## Aim
Write out the listing, please, but only from its first line through the line containing "import matplotlib.pyplot as plt", exactly as given and without pictures.

================================

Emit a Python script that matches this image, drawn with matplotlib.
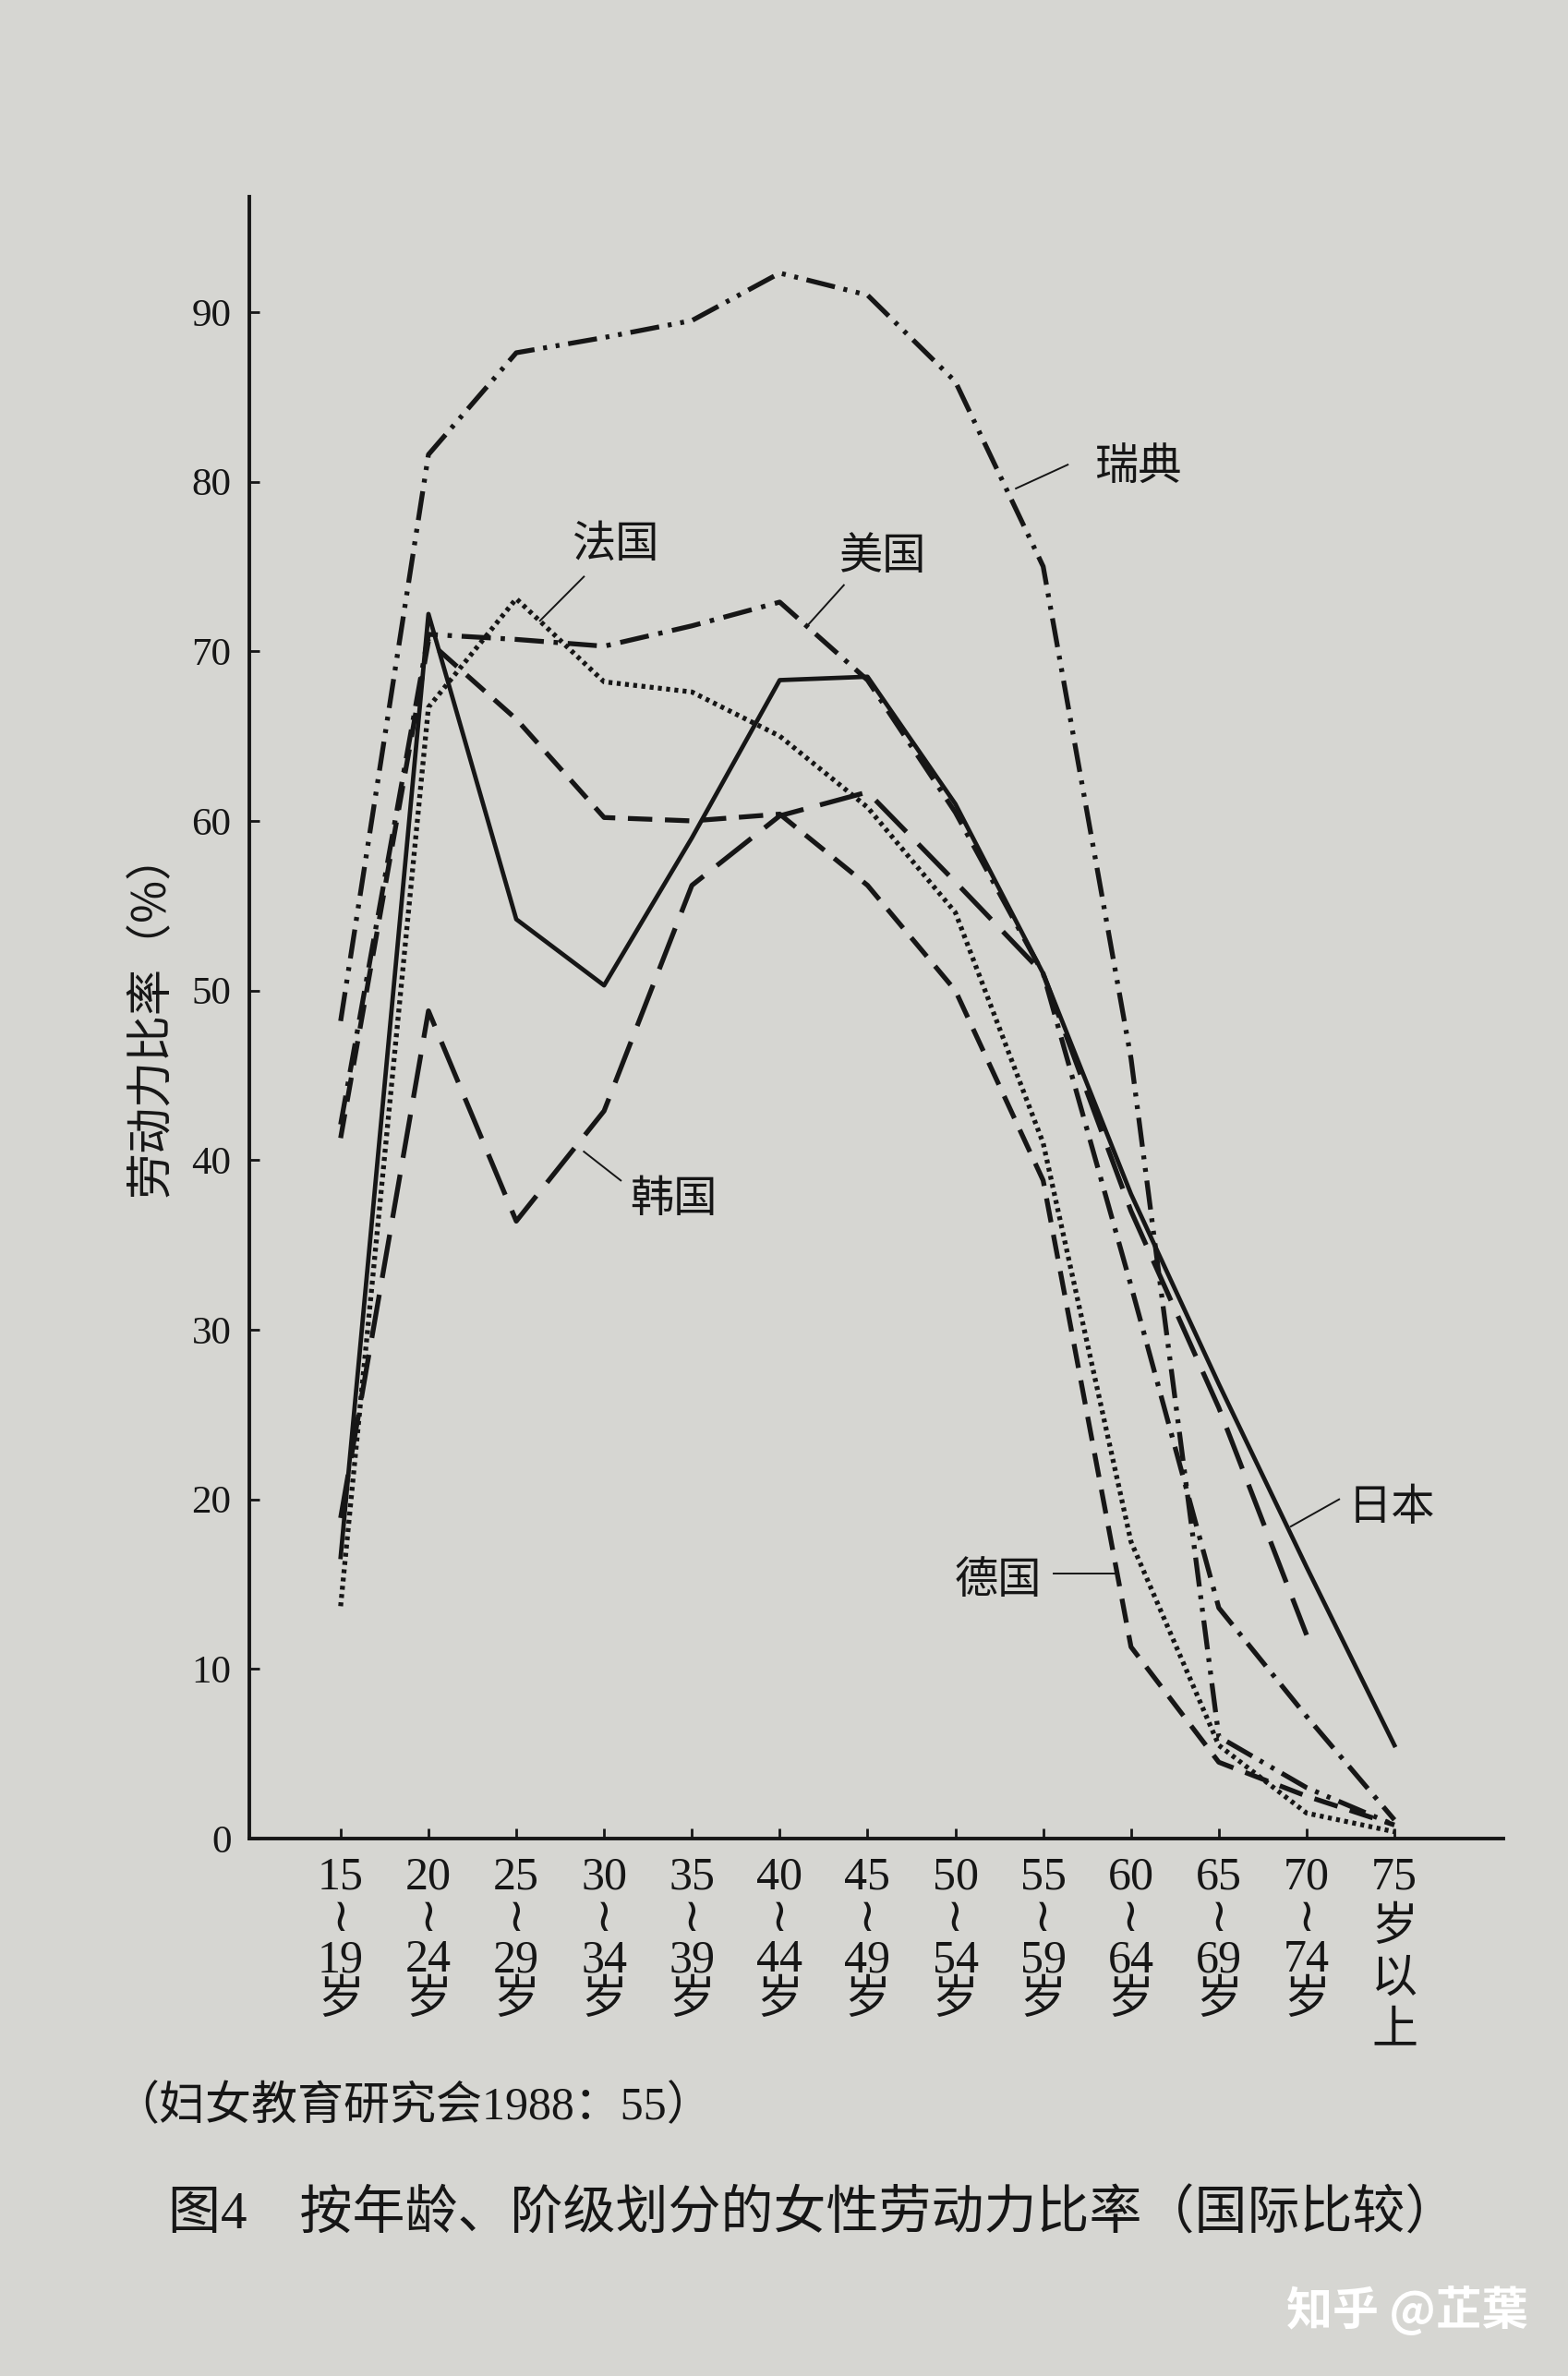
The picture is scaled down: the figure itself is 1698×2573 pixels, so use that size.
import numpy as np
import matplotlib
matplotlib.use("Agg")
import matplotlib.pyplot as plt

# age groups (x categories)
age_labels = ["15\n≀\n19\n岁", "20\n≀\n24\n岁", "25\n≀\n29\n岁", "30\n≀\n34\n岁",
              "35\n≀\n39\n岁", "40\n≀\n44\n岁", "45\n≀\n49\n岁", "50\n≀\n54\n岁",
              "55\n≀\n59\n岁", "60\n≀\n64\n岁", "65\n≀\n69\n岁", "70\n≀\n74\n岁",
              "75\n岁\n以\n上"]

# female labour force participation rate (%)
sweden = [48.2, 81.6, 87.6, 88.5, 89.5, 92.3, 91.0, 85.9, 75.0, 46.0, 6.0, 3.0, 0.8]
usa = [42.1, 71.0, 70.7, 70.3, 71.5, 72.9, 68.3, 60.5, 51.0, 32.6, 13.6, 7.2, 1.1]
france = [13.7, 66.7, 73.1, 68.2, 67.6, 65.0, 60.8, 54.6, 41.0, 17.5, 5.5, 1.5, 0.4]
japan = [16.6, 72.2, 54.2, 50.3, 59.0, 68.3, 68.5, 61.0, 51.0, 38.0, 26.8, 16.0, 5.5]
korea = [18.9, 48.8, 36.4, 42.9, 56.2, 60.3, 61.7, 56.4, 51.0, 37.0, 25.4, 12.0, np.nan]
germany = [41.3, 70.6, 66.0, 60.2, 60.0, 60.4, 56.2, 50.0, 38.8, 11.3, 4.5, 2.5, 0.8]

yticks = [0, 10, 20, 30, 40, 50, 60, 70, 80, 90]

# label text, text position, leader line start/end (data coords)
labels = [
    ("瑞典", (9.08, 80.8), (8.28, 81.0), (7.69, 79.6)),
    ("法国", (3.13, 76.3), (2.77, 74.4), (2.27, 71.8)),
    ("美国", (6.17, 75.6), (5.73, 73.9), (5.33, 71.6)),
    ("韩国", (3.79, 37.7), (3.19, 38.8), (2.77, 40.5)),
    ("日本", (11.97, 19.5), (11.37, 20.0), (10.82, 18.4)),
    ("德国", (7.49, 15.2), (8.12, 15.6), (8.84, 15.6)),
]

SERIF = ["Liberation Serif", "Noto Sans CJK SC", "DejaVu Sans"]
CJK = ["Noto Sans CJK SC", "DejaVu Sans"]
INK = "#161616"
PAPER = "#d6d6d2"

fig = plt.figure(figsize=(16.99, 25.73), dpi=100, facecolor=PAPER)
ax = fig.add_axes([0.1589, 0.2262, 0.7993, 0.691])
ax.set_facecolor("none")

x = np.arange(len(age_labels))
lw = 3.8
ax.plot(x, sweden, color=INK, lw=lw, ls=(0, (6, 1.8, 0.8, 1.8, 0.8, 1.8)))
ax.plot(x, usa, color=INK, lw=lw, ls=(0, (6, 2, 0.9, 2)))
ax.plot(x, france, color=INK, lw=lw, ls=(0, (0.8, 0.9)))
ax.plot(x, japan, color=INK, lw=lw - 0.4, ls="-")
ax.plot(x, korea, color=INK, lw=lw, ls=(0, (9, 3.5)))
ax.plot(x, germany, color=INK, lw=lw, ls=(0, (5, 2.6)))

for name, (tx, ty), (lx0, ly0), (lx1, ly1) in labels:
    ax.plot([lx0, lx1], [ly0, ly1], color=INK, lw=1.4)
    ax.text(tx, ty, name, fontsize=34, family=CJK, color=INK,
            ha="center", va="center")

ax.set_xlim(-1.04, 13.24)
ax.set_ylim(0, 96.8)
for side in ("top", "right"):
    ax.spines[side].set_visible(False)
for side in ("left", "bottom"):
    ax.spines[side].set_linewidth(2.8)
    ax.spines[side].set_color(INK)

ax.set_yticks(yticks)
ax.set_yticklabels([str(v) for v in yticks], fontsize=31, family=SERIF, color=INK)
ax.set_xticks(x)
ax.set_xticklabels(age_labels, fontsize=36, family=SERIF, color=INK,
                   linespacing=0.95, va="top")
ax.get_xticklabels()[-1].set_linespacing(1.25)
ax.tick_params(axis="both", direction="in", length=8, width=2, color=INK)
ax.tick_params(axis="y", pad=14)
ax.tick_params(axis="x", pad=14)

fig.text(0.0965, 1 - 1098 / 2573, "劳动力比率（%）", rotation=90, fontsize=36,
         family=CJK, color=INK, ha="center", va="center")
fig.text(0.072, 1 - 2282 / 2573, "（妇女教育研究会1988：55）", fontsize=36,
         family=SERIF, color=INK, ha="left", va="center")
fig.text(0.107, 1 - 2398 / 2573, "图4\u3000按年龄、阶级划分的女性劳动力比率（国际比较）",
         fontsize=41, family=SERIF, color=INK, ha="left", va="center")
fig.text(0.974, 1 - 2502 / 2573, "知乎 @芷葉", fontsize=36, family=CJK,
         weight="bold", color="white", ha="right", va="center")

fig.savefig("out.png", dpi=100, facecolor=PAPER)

================================

## Solution
Emit a Python script that matches this image, drawn with matplotlib.
The picture is scaled down: the figure itself is 1698×2573 pixels, so use that size.
import numpy as np
import matplotlib
matplotlib.use("Agg")
import matplotlib.pyplot as plt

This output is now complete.